#### The problem
Exactly retype the lines from the top of the data through the line containing "import plotly.graph_objects as go", leaving out every picture.

#### Data provided
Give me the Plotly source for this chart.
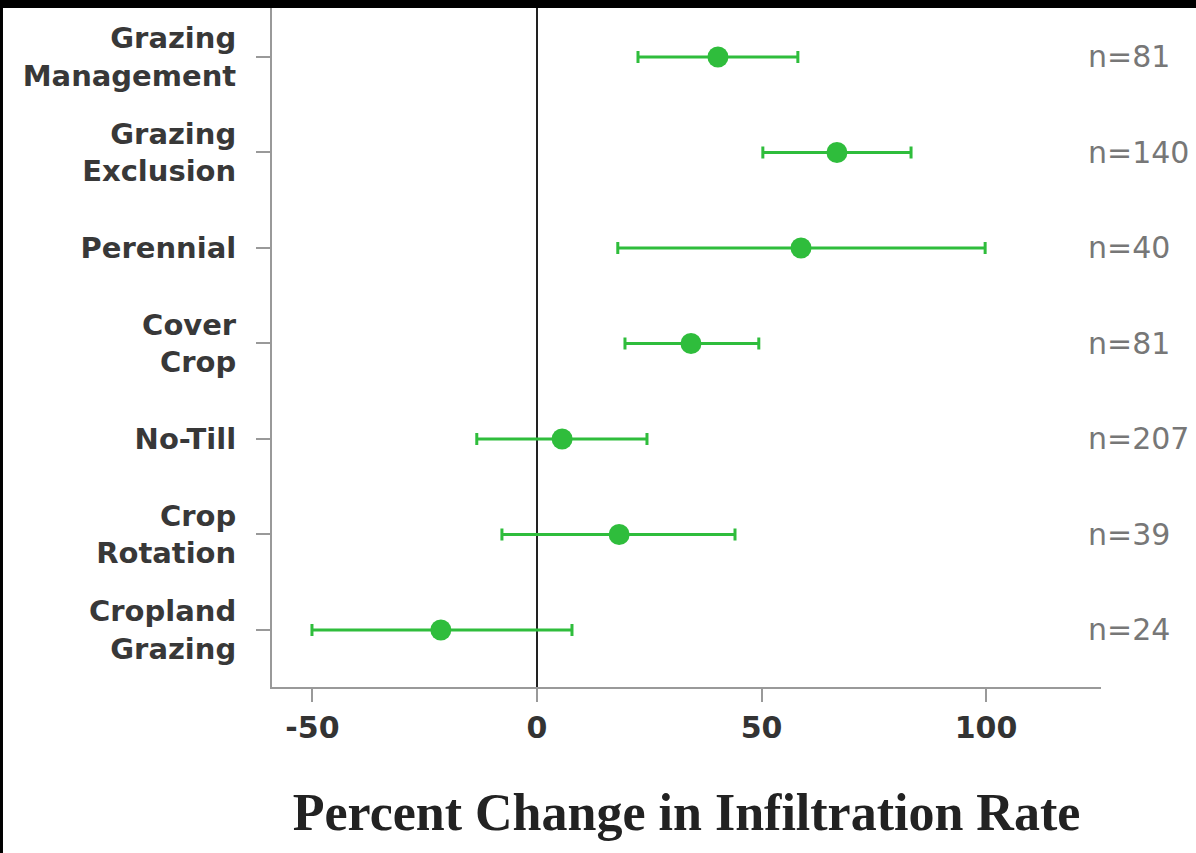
import plotly.graph_objects as go

categories = ["Grazing<br>Management", "Grazing<br>Exclusion", "Perennial", "Cover<br>Crop",
              "No-Till", "Crop<br>Rotation", "Cropland<br>Grazing"]
mean_change = [40.3, 66.8, 58.8, 34.3, 5.6, 18.3, -21.4]
ci_low = [22.5, 50.3, 18.0, 19.6, -13.4, -7.8, -50.1]
ci_high = [58.1, 83.3, 99.8, 49.4, 24.5, 44.1, 7.8]
n_obs = [81, 140, 40, 81, 207, 39, 24]
x_ticks = [-50, 0, 50, 100]
x_tick_labels = ["-50", "0", "50", "100"]

GREEN = "#2fbd3c"

fig = go.Figure()
fig.add_trace(go.Scatter(
    x=mean_change, y=categories, mode="markers",
    marker=dict(size=21, color=GREEN),
    error_x=dict(type="data", symmetric=False,
                 array=[h - m for h, m in zip(ci_high, mean_change)],
                 arrayminus=[m - l for m, l in zip(mean_change, ci_low)],
                 color=GREEN, thickness=3, width=6),
    showlegend=False, hoverinfo="skip",
))

for cat, n in zip(categories, n_obs):
    fig.add_annotation(x=122.3, y=cat, xref="x", yref="y", text=f"n={n}",
                       showarrow=False, xanchor="left", yanchor="middle",
                       font=dict(family="DejaVu Sans", size=30, color="#777777"))

# black scan borders of the original picture
fig.add_shape(type="rect", xref="paper", yref="paper", x0=-0.5, x1=1.5, y0=1.0, y1=1.1,
              fillcolor="black", line=dict(width=0), layer="above")
fig.add_shape(type="rect", xref="paper", yref="paper", x0=-0.4, x1=-0.3245, y0=-0.5, y1=1.1,
              fillcolor="black", line=dict(width=0), layer="above")

fig.update_layout(
    width=1196, height=853,
    margin=dict(l=272, r=95, t=8, b=166),
    paper_bgcolor="white", plot_bgcolor="white",
    xaxis=dict(range=[-59, 125.6], tickvals=x_ticks, ticktext=x_tick_labels,
               ticks="outside", ticklen=13,
               tickcolor="#999", tickwidth=2, showline=True, linecolor="#999", linewidth=2,
               showgrid=False, zeroline=True, zerolinecolor="#222", zerolinewidth=2,
               tickfont=dict(family="DejaVu Sans", size=30, color="#333", weight="bold"),
               title=dict(text="<b>Percent Change in Infiltration Rate</b>",
                          font=dict(family="Liberation Serif", size=52, color="#222"),
                          standoff=50)),
    yaxis=dict(type="category", categoryorder="array", categoryarray=categories,
               range=[6.597, -0.513], ticks="outside", ticklen=14, tickcolor="#999",
               tickwidth=2, showline=True, linecolor="#999", linewidth=2, showgrid=False,
               ticklabelstandoff=14,
               tickfont=dict(family="DejaVu Sans", size=29, color="#383838", weight="bold")),
)

fig.write_html("out.html", config={"displayModeBar": False},
               post_script="document.body.style.margin='0';")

#### Result below
Give me the Plotly source for this chart.
import plotly.graph_objects as go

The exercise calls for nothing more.